Good for you op - that's the spirit.

Temporaryanonymity · 30/12/2016 10:10

I agree that receiving lots of texts can be really annoying. It puts me right off a person. I dated someone briefly last year and the constant texting drove me potty. I couldn't help but feel that it wasn't me he was interested in but the idea of me. I knocked it on the head quickly.

Blobby10 · 30/12/2016 10:17

Thanks for the update Memory - I'm sorry he hasn't been in contact but yay for you!! Good on you finding that will-power!!!

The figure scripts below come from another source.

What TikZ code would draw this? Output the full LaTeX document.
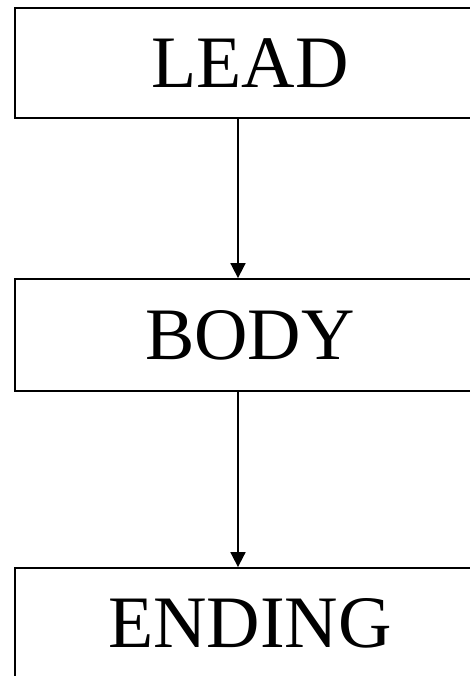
\documentclass[tikz,border=0pt]{standalone}
\usepackage{fontspec}
\setmainfont{Liberation Serif}
\usetikzlibrary{arrows.meta}

\begin{document}
\begin{tikzpicture}[x=1pt,y=1pt,line width=1.8pt,
    partbox/.style={draw,rectangle,minimum width=470pt,inner sep=0pt,
      text height=49pt,text depth=0pt,
      font=\fontsize{74}{80}\selectfont},
    >={Triangle[width=15pt,length=15pt]}]
  \useasboundingbox (0,0) rectangle (470,676);
  \clip (0,0) rectangle (470,676);

  \node[partbox,minimum height=110pt] (lead) at (250,613) {LEAD};
  \node[partbox,minimum height=112pt] (body) at (250,341) {BODY};
  \node[partbox,minimum height=110pt] (ending) at (250,53) {ENDING};

  \draw[->] ([xshift=-12pt]lead.south) -- ([xshift=-12pt]body.north);
  \draw[->] ([xshift=-12pt]body.south) -- ([xshift=-12pt]ending.north);
\end{tikzpicture}
\end{document}
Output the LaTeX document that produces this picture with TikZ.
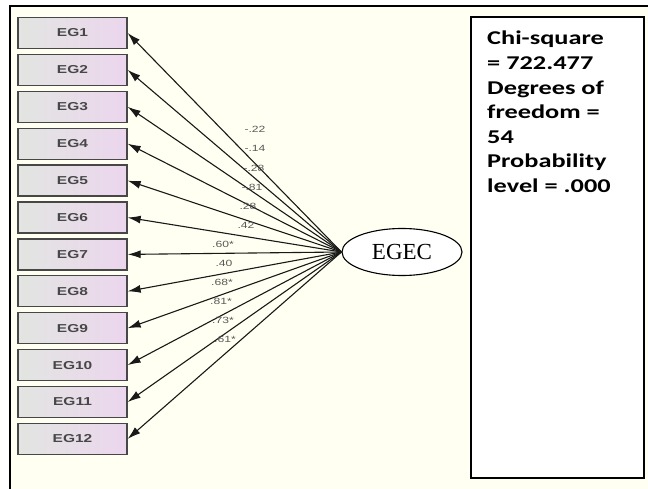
\documentclass[tikz,border=0pt]{standalone}
\usepackage{fontspec}
\setmainfont{Liberation Serif}
\newfontfamily\arialf{Liberation Sans}
\newfontfamily\calf{Carlito}
\usetikzlibrary{arrows.meta,shapes.geometric}
\definecolor{cream}{RGB}{255,255,242}
\definecolor{boxl}{RGB}{226,229,225}
\definecolor{boxr}{RGB}{236,214,238}
\definecolor{lblgray}{RGB}{90,90,90}
\newcommand{\hstretch}[1]{\scalebox{1.35}[1]{#1}}
\begin{document}
\begin{tikzpicture}[x=1pt,y=-1pt,
  egbox/.style={draw=black!72,line width=1.3pt,left color=boxl,right color=boxr,
    minimum width=109pt,minimum height=31pt,inner sep=0pt,
    font=\arialf\bfseries\fontsize{11.5}{13}\selectfont,text=black!72},
  arr/.style={line width=1.1pt,black!90,-{Latex[length=13pt,width=8pt]}},
  lbl/.style={font=\arialf\fontsize{9}{10}\selectfont,text=lblgray,inner sep=0pt},
  stat/.style={anchor=base west,inner sep=0pt,font=\calf\bfseries\fontsize{19.5}{22}\selectfont}]
\useasboundingbox (0,0) rectangle (648,489);
\fill[cream] (10,6) rectangle (648,489);
\draw[line width=2.5pt] (10,489) -- (10,6) -- (648,6);
% right stats box
\node[draw,line width=2pt,fill=white,minimum width=173pt,minimum height=461pt,inner sep=0pt] (stats) at (557.5,247.5) {};
\node[stat] (s1) at (487,45) {\hstretch{Chi-square}};
\node[stat] (s2) at (487,70) {\hstretch{= 722.477}};
\node[stat] (s3) at (487,94.5) {\hstretch{Degrees of}};
\node[stat] (s4) at (487,119) {\hstretch{freedom =}};
\node[stat] (s5) at (487,143.5) {\hstretch{54}};
\node[stat] (s6) at (487,168) {\hstretch{Probability}};
\node[stat] (s7) at (487,192.5) {\hstretch{level = .000}};
% latent
\node[ellipse,draw,line width=1.1pt,fill=white,minimum width=120pt,minimum height=47pt,inner sep=0pt,
  font=\fontsize{23}{26}\selectfont] (egec) at (402,252) {EGEC};
% indicators
\foreach \i in {1,...,12}{
  \node[egbox] (eg\i) at (72.5,{33+36.9*(\i-1)}) {\hstretch{EG\i}};
  \draw[arr] (egec.west) -- (eg\i.east);
}
% loadings
\foreach \t/\x/\y [count=\k] in {-.22/255/129,-.14/255/148,-.28/254/168,-.81/252/187,.28/248/206,.42/246/225,
  .60*/223/244,.40/224/263,.68*/222/282,.81*/221/301,.73*/223/320,.61*/225/339}{
  \node[lbl] (l\k) at (\x,\y) {\hstretch{\t}};
}
\end{tikzpicture}
\end{document}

My own flaky bloke hasn't contacted me either - I have drawn on your strength (sorry!) and not contacted him . I was googling singles holidays last night Grin

loobyloo1234 · 30/12/2016 10:20

I don't think there is any comeback from this OP? You've shown massive fragility already. Not an attractive trait. You sound lovely but just a bit needy that's all

Learn from this and don't over invest and become so intense so quickly Flowers

MemorySoup · 30/12/2016 10:27

looby thank you, but I'm still thinking there might be hope. He did respond to all the texts I sent 2 nights ago, and I didn't 'double text' at all. I was the last to text, so am just waiting for a response. If it doesn't come fair enough, I will move on.